*** Provided material ***

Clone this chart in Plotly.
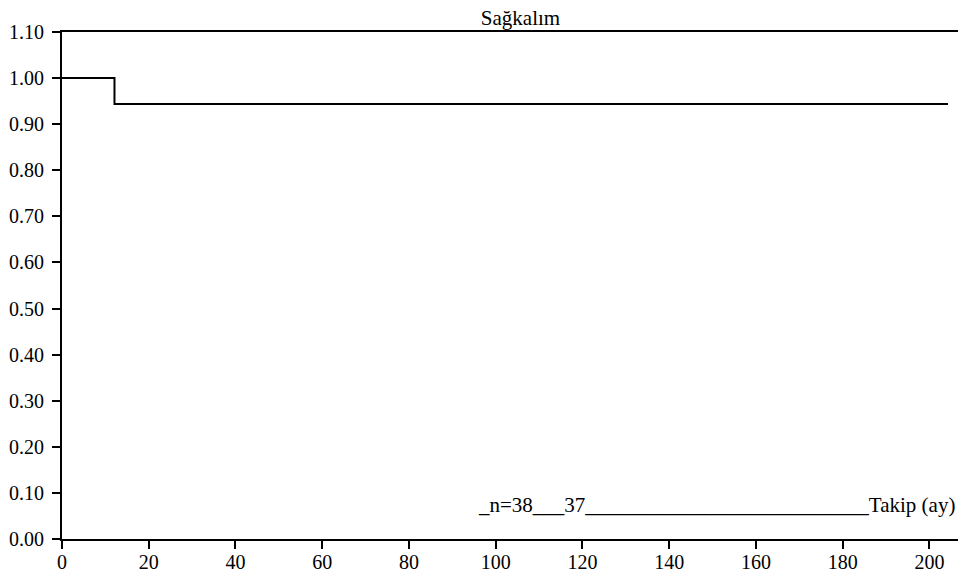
import plotly.graph_objects as go

# Kaplan-Meier style survival step data
time_months = [0, 12.1, 12.1, 204.3]
survival = [1.00, 1.00, 0.944, 0.944]

x_ticks = [0, 20, 40, 60, 80, 100, 120, 140, 160, 180, 200]
y_ticks = [0.0, 0.1, 0.2, 0.3, 0.4, 0.5, 0.6, 0.7, 0.8, 0.9, 1.0, 1.1]
y_tick_labels = ["%.2f" % v for v in y_ticks]

title_text = "Sağkalım"
risk_text = "_n=38___37___________________________Takip (ay)"

FONT = "Liberation Serif"

fig = go.Figure()
fig.add_trace(go.Scatter(
    x=time_months, y=survival, mode="lines",
    line=dict(color="black", width=2, shape="linear"),
    hoverinfo="skip", showlegend=False,
))

fig.add_annotation(
    x=95.7, y=0.073, xref="x", yref="y", text=risk_text, showarrow=False,
    xanchor="left", yanchor="middle", borderpad=0,
    font=dict(family=FONT, size=21, color="black"),
)

fig.update_layout(
    width=950, height=564,
    margin=dict(l=54, r=0, t=24, b=33, autoexpand=False),
    paper_bgcolor="white", plot_bgcolor="white",
    title=dict(text=title_text, x=0.5395, xanchor="center", y=0.996, yanchor="top",
               font=dict(family=FONT, size=21, color="black")),
    font=dict(family=FONT, size=20, color="black"),
    xaxis=dict(range=[0, 206.6], tickvals=x_ticks, showgrid=False, zeroline=False,
               showline=True, linecolor="black", linewidth=2, mirror=True,
               ticks="outside", ticklen=8, tickwidth=2, tickcolor="black",
               ticklabelstandoff=-4, automargin=False),
    yaxis=dict(range=[0, 1.1], tickvals=y_ticks, ticktext=y_tick_labels,
               showgrid=False, zeroline=False,
               showline=True, linecolor="black", linewidth=2,
               ticks="outside", ticklen=8, tickwidth=2, tickcolor="black",
               ticklabelstandoff=4, automargin=False),
)

fig.write_html("out.html")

***

→ Exercise objective: Transcribe the listing in full and omit the pictures.

→ Response for this exercise:
Clone this chart in Plotly.
import plotly.graph_objects as go

# Kaplan-Meier style survival step data
time_months = [0, 12.1, 12.1, 204.3]
survival = [1.00, 1.00, 0.944, 0.944]

x_ticks = [0, 20, 40, 60, 80, 100, 120, 140, 160, 180, 200]
y_ticks = [0.0, 0.1, 0.2, 0.3, 0.4, 0.5, 0.6, 0.7, 0.8, 0.9, 1.0, 1.1]
y_tick_labels = ["%.2f" % v for v in y_ticks]

title_text = "Sağkalım"
risk_text = "_n=38___37___________________________Takip (ay)"

FONT = "Liberation Serif"

fig = go.Figure()
fig.add_trace(go.Scatter(
    x=time_months, y=survival, mode="lines",
    line=dict(color="black", width=2, shape="linear"),
    hoverinfo="skip", showlegend=False,
))

fig.add_annotation(
    x=95.7, y=0.073, xref="x", yref="y", text=risk_text, showarrow=False,
    xanchor="left", yanchor="middle", borderpad=0,
    font=dict(family=FONT, size=21, color="black"),
)

fig.update_layout(
    width=950, height=564,
    margin=dict(l=54, r=0, t=24, b=33, autoexpand=False),
    paper_bgcolor="white", plot_bgcolor="white",
    title=dict(text=title_text, x=0.5395, xanchor="center", y=0.996, yanchor="top",
               font=dict(family=FONT, size=21, color="black")),
    font=dict(family=FONT, size=20, color="black"),
    xaxis=dict(range=[0, 206.6], tickvals=x_ticks, showgrid=False, zeroline=False,
               showline=True, linecolor="black", linewidth=2, mirror=True,
               ticks="outside", ticklen=8, tickwidth=2, tickcolor="black",
               ticklabelstandoff=-4, automargin=False),
    yaxis=dict(range=[0, 1.1], tickvals=y_ticks, ticktext=y_tick_labels,
               showgrid=False, zeroline=False,
               showline=True, linecolor="black", linewidth=2,
               ticks="outside", ticklen=8, tickwidth=2, tickcolor="black",
               ticklabelstandoff=4, automargin=False),
)

fig.write_html("out.html")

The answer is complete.